> **Given instruction**:
Restate verbatim the lines between the one holding "Write the Chart.js code for this chart." and the one holding "top:235px; font-size:18px; transform:translate(-50%,-50%)", both included, and no others.

> **Dataset records**:
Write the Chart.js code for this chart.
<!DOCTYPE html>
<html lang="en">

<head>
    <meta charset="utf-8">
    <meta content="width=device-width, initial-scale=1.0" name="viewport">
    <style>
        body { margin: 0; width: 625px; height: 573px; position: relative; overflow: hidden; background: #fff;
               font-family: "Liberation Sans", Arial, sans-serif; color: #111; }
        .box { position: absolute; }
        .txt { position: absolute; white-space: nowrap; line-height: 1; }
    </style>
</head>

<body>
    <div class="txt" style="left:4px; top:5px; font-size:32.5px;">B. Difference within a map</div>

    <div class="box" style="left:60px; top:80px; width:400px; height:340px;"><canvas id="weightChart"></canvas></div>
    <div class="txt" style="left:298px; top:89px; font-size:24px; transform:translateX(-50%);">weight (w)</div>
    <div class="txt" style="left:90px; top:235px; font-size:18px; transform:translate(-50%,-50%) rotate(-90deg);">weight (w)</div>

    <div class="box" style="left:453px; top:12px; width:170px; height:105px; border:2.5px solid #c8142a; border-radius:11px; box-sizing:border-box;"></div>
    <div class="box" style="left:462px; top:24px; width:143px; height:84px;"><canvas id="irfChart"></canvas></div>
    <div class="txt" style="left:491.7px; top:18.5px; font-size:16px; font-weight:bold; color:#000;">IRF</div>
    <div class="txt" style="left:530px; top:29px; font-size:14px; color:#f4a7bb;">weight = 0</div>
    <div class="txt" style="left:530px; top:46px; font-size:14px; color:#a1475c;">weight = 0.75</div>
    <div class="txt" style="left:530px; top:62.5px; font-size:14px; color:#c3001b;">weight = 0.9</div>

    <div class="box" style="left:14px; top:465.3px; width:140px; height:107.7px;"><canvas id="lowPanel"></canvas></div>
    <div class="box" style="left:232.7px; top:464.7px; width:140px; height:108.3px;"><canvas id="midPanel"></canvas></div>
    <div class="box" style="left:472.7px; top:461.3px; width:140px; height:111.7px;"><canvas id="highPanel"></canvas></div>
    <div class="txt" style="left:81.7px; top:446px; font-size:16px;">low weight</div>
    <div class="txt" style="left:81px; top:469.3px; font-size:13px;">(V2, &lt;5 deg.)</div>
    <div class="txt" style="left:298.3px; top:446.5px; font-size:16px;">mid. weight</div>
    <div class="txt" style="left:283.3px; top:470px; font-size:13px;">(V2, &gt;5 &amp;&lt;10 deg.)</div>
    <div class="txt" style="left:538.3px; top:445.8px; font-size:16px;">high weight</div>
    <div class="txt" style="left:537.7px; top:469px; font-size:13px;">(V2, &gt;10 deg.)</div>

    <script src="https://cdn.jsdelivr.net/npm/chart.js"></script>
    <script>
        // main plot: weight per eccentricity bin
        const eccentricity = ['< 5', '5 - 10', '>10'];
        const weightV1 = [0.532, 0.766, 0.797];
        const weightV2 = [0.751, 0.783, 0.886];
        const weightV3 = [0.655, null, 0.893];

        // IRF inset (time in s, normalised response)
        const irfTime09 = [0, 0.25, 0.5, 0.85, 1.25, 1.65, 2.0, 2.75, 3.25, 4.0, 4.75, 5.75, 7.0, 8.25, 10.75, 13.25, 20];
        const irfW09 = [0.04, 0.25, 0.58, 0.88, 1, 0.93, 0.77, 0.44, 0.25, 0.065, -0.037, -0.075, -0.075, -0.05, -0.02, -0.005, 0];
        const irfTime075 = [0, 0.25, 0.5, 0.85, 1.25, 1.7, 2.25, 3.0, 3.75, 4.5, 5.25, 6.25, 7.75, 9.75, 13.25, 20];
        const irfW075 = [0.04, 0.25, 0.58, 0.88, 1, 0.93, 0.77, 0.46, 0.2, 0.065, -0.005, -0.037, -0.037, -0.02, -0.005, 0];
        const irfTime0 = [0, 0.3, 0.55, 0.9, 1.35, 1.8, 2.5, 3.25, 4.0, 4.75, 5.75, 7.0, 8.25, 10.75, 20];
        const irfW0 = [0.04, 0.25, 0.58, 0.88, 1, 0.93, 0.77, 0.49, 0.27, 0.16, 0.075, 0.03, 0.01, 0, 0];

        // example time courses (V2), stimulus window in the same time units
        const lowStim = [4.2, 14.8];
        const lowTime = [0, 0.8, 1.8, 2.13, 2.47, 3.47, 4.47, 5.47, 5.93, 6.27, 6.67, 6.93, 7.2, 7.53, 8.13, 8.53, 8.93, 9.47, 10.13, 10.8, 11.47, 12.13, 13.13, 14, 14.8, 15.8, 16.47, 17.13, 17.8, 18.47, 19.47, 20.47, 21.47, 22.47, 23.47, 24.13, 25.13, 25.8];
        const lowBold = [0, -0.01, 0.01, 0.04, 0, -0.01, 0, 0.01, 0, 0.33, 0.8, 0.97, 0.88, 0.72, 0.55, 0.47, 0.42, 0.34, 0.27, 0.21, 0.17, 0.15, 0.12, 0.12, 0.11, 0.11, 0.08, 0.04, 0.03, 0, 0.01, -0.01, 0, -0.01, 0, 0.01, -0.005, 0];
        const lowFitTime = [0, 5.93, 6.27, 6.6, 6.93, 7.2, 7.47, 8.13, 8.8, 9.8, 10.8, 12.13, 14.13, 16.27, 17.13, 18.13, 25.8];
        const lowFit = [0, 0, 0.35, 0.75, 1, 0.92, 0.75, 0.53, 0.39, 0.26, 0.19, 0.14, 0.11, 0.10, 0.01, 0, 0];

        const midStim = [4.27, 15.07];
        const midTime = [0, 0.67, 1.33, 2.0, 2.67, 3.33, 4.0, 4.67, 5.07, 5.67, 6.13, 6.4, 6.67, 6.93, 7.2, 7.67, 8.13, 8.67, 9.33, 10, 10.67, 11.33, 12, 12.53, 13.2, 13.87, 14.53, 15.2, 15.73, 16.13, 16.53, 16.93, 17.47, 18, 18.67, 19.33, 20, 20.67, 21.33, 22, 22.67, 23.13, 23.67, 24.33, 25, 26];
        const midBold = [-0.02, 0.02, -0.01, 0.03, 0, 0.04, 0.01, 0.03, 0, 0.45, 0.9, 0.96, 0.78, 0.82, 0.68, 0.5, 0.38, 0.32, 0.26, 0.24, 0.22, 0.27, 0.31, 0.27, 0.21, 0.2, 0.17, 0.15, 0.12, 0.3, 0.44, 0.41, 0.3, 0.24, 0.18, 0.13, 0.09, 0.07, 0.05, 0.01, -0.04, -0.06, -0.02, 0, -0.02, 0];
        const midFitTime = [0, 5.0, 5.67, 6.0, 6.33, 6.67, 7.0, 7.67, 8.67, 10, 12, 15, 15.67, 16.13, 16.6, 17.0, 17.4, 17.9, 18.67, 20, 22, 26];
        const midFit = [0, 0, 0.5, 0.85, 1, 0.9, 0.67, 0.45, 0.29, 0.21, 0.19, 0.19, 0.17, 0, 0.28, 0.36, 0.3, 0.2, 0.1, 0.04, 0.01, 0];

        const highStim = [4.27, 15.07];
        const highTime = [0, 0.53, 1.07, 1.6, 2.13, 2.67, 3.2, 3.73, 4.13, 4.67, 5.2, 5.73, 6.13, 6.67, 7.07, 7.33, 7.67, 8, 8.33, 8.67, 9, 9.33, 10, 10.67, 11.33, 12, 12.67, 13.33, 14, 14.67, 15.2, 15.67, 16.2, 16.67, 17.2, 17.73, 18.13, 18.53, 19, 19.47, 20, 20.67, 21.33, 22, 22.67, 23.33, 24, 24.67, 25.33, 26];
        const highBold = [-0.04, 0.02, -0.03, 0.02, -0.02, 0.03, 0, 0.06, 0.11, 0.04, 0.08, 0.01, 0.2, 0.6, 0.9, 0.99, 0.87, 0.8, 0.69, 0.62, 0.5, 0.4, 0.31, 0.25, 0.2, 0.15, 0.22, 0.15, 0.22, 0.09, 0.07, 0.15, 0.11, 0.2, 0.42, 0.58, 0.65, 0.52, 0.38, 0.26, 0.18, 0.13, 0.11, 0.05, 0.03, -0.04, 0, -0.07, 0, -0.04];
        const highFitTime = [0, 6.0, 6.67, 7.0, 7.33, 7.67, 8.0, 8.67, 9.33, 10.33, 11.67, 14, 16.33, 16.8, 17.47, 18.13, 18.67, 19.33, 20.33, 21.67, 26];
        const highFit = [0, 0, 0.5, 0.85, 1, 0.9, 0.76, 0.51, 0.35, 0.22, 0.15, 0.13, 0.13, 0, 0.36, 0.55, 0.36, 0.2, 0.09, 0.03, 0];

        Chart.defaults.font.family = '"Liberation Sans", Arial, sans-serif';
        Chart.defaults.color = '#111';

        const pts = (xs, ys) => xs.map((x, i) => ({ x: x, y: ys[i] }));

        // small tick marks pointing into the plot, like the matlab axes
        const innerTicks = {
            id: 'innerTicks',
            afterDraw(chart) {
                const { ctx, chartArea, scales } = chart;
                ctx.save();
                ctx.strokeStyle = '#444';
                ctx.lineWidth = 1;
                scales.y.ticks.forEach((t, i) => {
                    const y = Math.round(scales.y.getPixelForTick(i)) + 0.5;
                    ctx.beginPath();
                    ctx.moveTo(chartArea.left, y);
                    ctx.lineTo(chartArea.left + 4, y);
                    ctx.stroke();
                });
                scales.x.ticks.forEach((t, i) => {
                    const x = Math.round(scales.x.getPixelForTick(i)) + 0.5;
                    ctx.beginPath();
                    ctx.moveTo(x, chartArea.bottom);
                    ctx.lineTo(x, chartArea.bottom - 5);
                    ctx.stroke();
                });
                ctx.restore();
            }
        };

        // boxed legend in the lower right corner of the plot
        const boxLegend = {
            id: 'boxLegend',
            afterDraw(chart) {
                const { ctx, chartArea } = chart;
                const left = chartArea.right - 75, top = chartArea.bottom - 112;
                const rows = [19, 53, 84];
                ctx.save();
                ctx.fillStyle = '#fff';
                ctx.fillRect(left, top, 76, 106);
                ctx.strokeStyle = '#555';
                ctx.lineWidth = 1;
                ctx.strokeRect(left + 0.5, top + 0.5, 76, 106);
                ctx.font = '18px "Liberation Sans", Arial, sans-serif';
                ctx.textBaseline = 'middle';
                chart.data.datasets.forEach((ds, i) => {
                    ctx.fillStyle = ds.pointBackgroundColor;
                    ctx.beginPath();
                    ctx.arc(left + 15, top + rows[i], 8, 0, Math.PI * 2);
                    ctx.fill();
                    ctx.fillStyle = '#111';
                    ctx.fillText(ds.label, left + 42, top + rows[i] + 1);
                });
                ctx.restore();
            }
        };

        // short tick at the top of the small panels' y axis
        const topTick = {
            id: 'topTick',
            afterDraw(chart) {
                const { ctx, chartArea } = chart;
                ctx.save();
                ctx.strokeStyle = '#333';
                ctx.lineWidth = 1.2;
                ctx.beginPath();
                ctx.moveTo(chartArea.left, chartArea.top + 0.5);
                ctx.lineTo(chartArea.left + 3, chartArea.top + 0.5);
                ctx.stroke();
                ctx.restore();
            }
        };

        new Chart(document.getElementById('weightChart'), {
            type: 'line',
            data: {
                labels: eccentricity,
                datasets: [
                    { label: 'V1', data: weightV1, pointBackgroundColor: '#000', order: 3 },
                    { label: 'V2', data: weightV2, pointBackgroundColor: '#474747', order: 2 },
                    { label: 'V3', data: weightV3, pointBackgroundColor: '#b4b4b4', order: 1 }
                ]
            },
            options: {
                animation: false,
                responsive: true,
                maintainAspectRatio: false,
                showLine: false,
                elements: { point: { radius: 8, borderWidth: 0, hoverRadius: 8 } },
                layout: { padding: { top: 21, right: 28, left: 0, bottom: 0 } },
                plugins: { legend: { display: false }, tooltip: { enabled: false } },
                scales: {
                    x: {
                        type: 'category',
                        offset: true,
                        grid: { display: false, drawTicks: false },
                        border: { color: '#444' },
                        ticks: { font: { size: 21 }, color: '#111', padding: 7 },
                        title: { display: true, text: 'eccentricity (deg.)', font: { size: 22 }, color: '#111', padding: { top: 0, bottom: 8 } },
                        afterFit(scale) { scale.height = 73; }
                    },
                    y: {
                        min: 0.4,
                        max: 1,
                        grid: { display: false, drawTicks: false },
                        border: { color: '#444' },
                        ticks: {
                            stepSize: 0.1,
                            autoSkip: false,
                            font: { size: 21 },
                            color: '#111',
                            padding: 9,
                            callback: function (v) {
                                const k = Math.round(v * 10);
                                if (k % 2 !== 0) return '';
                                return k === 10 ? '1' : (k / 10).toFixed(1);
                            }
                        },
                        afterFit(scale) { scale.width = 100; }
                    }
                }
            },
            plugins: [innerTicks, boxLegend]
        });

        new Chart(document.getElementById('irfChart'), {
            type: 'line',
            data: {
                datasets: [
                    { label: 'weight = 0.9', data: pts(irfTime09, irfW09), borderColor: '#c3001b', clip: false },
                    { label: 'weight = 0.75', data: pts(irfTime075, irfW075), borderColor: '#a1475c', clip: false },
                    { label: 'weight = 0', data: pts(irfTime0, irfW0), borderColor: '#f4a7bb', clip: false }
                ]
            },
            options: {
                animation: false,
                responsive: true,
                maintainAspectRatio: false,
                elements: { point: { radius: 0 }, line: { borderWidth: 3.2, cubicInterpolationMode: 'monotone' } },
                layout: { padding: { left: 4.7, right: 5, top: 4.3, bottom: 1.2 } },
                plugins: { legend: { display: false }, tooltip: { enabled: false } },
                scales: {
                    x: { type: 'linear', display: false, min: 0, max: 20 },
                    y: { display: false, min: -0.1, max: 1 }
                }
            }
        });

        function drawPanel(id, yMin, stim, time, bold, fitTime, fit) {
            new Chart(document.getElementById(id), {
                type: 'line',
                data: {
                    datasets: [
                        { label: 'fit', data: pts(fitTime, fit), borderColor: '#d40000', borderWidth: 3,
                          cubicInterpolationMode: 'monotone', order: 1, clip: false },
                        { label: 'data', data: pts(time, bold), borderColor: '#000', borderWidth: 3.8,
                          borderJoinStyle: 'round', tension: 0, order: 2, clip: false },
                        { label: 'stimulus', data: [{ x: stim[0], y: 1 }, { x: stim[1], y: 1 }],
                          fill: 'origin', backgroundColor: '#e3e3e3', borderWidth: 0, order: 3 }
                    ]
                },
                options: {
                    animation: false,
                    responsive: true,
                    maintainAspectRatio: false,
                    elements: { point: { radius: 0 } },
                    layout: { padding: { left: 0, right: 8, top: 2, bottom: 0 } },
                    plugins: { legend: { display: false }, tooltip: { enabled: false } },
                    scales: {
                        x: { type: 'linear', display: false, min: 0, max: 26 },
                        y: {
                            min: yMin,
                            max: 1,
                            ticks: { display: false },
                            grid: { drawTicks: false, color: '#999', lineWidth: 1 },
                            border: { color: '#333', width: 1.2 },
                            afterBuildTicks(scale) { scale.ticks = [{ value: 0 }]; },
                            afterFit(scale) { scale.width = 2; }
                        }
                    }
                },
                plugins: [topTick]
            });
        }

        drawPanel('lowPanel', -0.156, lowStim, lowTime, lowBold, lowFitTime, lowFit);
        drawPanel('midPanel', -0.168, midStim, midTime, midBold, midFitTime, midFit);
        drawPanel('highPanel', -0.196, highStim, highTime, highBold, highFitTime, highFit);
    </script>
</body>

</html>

---

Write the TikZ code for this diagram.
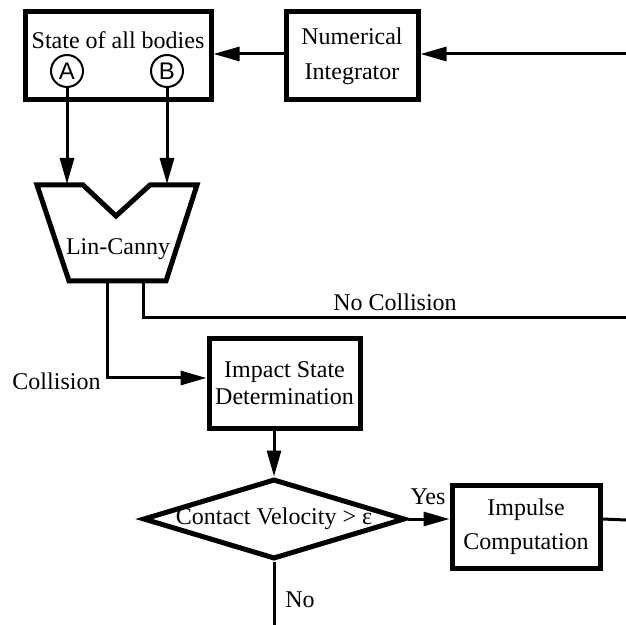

...

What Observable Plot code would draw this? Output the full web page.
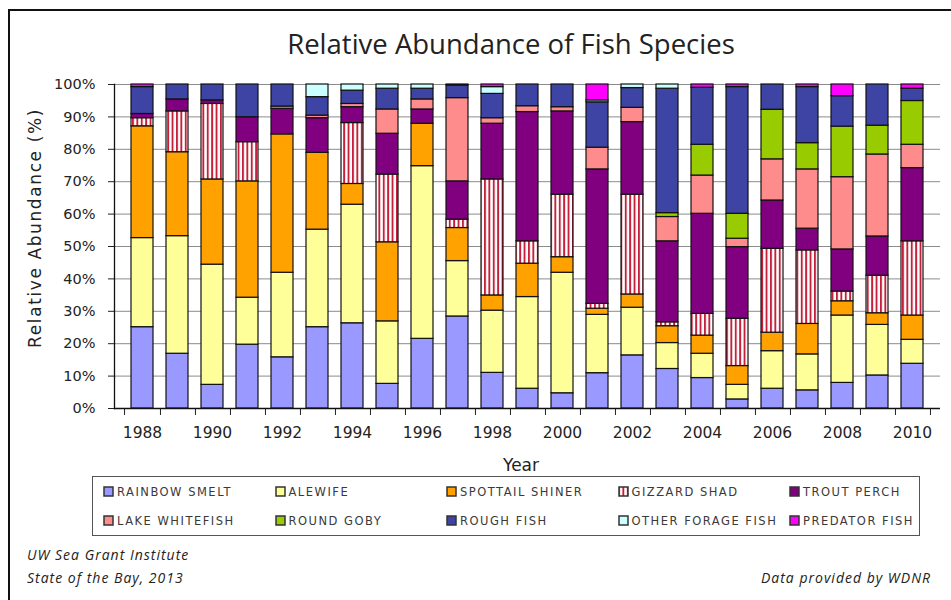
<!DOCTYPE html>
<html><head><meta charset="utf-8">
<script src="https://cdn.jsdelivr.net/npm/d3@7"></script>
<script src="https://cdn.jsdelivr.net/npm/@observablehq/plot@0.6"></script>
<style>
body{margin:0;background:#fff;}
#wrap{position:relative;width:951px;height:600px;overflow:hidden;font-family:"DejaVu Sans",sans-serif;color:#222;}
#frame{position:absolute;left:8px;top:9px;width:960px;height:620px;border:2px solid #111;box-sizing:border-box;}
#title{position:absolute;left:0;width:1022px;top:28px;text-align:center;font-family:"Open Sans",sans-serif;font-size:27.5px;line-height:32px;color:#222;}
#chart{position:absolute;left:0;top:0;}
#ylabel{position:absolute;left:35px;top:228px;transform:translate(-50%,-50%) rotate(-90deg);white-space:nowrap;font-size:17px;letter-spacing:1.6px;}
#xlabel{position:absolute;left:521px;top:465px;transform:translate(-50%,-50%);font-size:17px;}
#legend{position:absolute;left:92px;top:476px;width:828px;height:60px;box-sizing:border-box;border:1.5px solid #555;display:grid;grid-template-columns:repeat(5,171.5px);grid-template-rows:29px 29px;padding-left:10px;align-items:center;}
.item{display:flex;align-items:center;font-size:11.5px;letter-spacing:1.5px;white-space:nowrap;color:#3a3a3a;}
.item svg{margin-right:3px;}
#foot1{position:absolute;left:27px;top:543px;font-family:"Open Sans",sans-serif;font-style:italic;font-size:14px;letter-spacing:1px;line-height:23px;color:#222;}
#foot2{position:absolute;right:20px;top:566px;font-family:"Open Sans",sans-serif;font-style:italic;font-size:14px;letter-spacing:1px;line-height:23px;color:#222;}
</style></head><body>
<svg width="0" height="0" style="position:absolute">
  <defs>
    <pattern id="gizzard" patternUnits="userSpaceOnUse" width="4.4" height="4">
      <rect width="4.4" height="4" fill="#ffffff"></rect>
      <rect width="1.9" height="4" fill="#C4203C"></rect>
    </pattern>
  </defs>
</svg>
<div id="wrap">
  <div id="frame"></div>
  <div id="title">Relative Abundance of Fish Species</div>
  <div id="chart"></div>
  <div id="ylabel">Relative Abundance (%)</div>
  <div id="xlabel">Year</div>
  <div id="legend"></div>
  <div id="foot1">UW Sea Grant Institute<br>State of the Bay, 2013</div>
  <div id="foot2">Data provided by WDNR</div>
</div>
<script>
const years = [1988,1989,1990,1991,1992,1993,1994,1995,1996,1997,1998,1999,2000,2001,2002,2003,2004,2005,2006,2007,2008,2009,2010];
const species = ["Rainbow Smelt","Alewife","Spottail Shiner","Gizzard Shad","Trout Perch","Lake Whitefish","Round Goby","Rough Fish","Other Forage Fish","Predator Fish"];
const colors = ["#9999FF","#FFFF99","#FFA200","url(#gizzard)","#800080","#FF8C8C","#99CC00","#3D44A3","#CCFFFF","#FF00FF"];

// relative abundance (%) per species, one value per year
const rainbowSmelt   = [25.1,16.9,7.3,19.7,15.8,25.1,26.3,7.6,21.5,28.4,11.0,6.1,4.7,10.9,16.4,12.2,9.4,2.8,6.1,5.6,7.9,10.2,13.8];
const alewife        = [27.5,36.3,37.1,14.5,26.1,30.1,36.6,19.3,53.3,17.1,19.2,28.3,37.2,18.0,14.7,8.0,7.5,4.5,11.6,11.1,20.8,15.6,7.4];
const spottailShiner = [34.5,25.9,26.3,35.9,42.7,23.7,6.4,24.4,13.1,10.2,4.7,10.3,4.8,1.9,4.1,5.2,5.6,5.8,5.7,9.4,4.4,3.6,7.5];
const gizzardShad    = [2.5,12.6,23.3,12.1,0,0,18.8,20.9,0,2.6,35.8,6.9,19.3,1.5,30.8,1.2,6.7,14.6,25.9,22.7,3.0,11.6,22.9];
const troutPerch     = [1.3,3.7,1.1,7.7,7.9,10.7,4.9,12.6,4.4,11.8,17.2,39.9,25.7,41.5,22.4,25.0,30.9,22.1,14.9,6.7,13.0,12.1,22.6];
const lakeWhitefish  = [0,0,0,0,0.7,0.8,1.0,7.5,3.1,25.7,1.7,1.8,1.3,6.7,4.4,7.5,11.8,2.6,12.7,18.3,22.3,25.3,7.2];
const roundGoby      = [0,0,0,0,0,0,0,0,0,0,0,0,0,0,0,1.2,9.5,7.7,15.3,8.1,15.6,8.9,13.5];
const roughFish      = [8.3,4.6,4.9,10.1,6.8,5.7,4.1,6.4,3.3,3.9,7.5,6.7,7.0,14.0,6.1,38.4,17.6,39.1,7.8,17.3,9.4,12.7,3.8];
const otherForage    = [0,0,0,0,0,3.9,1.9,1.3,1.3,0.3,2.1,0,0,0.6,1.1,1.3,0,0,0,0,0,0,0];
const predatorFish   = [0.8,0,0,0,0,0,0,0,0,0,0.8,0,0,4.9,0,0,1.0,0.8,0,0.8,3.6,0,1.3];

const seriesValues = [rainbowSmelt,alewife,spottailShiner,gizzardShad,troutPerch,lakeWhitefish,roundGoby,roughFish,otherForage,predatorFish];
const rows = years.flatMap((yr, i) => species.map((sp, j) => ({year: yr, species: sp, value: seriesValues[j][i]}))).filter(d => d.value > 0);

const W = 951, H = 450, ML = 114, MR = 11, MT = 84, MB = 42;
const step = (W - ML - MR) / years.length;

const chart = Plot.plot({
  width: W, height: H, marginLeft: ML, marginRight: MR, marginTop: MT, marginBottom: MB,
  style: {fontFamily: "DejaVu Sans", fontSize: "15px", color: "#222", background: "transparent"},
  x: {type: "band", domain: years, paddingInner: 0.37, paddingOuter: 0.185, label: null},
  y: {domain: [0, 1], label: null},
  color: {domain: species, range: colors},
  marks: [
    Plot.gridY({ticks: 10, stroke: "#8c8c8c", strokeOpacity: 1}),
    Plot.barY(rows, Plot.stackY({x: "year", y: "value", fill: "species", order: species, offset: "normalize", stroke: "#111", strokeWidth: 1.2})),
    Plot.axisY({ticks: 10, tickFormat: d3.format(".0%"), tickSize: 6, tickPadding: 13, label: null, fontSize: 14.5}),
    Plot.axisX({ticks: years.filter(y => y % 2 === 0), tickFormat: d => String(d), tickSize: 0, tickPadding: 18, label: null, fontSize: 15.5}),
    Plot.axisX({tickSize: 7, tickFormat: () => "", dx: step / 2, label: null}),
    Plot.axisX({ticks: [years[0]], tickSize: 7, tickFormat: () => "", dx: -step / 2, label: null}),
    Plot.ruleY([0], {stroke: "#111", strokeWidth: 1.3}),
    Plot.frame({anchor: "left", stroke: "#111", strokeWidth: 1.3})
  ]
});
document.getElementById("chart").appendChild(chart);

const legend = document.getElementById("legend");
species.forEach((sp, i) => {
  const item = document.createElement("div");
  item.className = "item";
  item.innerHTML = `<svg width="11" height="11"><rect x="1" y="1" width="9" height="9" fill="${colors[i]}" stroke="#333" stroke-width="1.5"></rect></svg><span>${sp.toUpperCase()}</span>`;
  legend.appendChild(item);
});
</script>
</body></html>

> **Exercise output**:
Write the Chart.js code for this chart.
<!DOCTYPE html>
<html lang="en">

<head>
    <meta charset="utf-8">
    <meta content="width=device-width, initial-scale=1.0" name="viewport">
    <style>
        body { margin: 0; width: 625px; height: 573px; position: relative; overflow: hidden; background: #fff;
               font-family: "Liberation Sans", Arial, sans-serif; color: #111; }
        .box { position: absolute; }
        .txt { position: absolute; white-space: nowrap; line-height: 1; }
    </style>
</head>

<body>
    <div class="txt" style="left:4px; top:5px; font-size:32.5px;">B. Difference within a map</div>

    <div class="box" style="left:60px; top:80px; width:400px; height:340px;"><canvas id="weightChart"></canvas></div>
    <div class="txt" style="left:298px; top:89px; font-size:24px; transform:translateX(-50%);">weight (w)</div>
    <div class="txt" style="left:90px; top:235px; font-size:18px; transform:translate(-50%,-50%) rotate(-90deg);">weight (w)</div>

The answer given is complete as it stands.